» **Exercise details**: Can you copy out the data exactly? Leave the images out.

» **Data shown**:
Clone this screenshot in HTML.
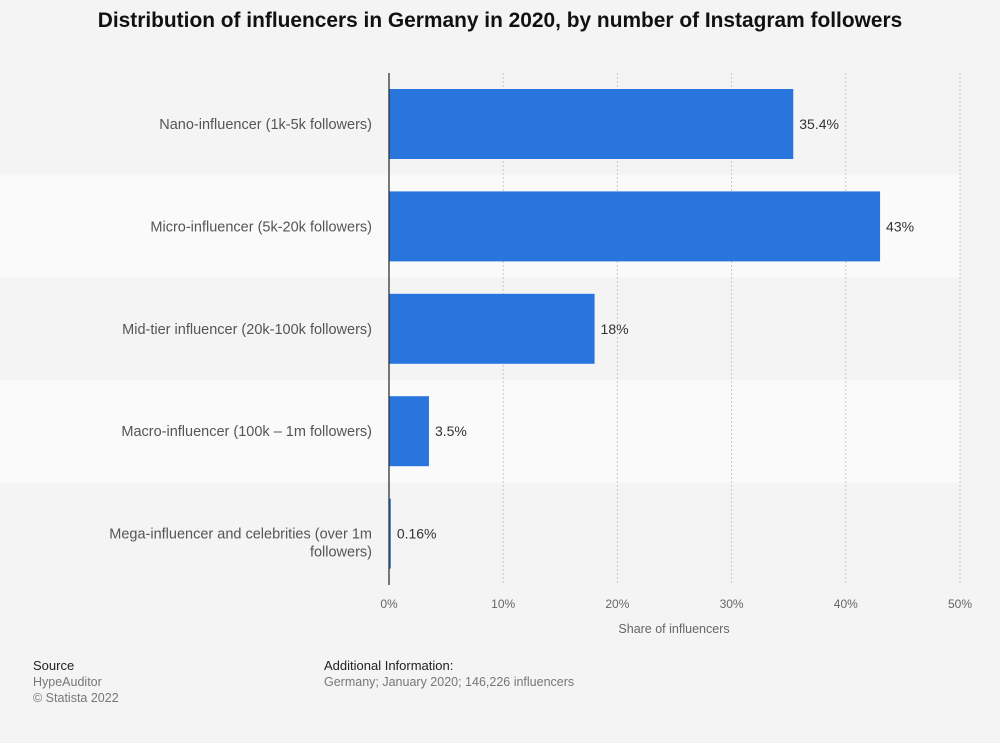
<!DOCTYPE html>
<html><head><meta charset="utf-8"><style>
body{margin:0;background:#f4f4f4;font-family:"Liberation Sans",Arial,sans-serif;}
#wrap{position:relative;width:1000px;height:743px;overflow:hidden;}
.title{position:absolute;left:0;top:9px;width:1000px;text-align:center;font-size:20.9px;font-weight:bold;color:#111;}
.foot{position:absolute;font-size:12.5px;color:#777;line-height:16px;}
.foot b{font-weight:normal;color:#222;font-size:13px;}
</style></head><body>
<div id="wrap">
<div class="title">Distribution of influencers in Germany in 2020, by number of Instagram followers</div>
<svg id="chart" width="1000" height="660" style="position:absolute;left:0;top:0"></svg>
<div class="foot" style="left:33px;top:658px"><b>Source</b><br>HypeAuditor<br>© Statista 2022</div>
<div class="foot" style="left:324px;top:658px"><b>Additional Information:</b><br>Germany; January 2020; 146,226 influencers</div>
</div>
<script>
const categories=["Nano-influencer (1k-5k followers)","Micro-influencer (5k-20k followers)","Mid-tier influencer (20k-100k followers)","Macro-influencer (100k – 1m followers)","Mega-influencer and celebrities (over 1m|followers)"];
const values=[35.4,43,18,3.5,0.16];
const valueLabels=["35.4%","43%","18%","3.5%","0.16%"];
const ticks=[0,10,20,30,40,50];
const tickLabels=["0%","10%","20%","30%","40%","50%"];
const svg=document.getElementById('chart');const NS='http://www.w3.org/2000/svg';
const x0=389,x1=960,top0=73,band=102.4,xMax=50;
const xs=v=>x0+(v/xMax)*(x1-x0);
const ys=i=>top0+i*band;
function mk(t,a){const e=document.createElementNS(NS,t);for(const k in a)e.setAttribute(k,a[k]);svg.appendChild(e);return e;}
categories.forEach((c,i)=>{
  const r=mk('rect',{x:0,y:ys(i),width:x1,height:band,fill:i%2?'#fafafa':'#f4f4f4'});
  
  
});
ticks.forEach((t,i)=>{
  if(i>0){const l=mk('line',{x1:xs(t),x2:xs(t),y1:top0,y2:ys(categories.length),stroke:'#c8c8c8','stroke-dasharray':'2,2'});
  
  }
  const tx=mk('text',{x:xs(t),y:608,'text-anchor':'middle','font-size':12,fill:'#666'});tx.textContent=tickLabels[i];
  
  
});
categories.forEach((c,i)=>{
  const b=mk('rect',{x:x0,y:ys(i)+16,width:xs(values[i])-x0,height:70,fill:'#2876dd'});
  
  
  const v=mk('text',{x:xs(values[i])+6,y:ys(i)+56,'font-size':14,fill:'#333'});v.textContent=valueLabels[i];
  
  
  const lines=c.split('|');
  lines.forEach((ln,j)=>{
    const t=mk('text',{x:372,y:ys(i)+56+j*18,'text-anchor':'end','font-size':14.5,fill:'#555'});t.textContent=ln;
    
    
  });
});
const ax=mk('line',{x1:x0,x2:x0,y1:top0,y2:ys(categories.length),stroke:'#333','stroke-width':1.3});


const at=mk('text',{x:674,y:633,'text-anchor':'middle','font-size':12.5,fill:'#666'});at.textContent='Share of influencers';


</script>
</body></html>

» **Response below**:
Clone this screenshot in HTML.
<!DOCTYPE html>
<html><head><meta charset="utf-8"><style>
body{margin:0;background:#f4f4f4;font-family:"Liberation Sans",Arial,sans-serif;}
#wrap{position:relative;width:1000px;height:743px;overflow:hidden;}
.title{position:absolute;left:0;top:9px;width:1000px;text-align:center;font-size:20.9px;font-weight:bold;color:#111;}
.foot{position:absolute;font-size:12.5px;color:#777;line-height:16px;}
.foot b{font-weight:normal;color:#222;font-size:13px;}
</style></head><body>
<div id="wrap">
<div class="title">Distribution of influencers in Germany in 2020, by number of Instagram followers</div>
<svg id="chart" width="1000" height="660" style="position:absolute;left:0;top:0"></svg>
<div class="foot" style="left:33px;top:658px"><b>Source</b><br>HypeAuditor<br>© Statista 2022</div>
<div class="foot" style="left:324px;top:658px"><b>Additional Information:</b><br>Germany; January 2020; 146,226 influencers</div>
</div>
<script>
const categories=["Nano-influencer (1k-5k followers)","Micro-influencer (5k-20k followers)","Mid-tier influencer (20k-100k followers)","Macro-influencer (100k – 1m followers)","Mega-influencer and celebrities (over 1m|followers)"];
const values=[35.4,43,18,3.5,0.16];
const valueLabels=["35.4%","43%","18%","3.5%","0.16%"];
const ticks=[0,10,20,30,40,50];
const tickLabels=["0%","10%","20%","30%","40%","50%"];
const svg=document.getElementById('chart');const NS='http://www.w3.org/2000/svg';
const x0=389,x1=960,top0=73,band=102.4,xMax=50;
const xs=v=>x0+(v/xMax)*(x1-x0);
const ys=i=>top0+i*band;
function mk(t,a){const e=document.createElementNS(NS,t);for(const k in a)e.setAttribute(k,a[k]);svg.appendChild(e);return e;}
categories.forEach((c,i)=>{
  const r=mk('rect',{x:0,y:ys(i),width:x1,height:band,fill:i%2?'#fafafa':'#f4f4f4'});
  
  
});
ticks.forEach((t,i)=>{
  if(i>0){const l=mk('line',{x1:xs(t),x2:xs(t),y1:top0,y2:ys(categories.length),stroke:'#c8c8c8','stroke-dasharray':'2,2'});
  
  }
  const tx=mk('text',{x:xs(t),y:608,'text-anchor':'middle','font-size':12,fill:'#666'});tx.textContent=tickLabels[i];
  
  
});
categories.forEach((c,i)=>{
  const b=mk('rect',{x:x0,y:ys(i)+16,width:xs(values[i])-x0,height:70,fill:'#2876dd'});
  
  
  const v=mk('text',{x:xs(values[i])+6,y:ys(i)+56,'font-size':14,fill:'#333'});v.textContent=valueLabels[i];
  
  
  const lines=c.split('|');
  lines.forEach((ln,j)=>{
    const t=mk('text',{x:372,y:ys(i)+56+j*18,'text-anchor':'end','font-size':14.5,fill:'#555'});t.textContent=ln;
    
    
  });
});
const ax=mk('line',{x1:x0,x2:x0,y1:top0,y2:ys(categories.length),stroke:'#333','stroke-width':1.3});


const at=mk('text',{x:674,y:633,'text-anchor':'middle','font-size':12.5,fill:'#666'});at.textContent='Share of influencers';


</script>
</body></html>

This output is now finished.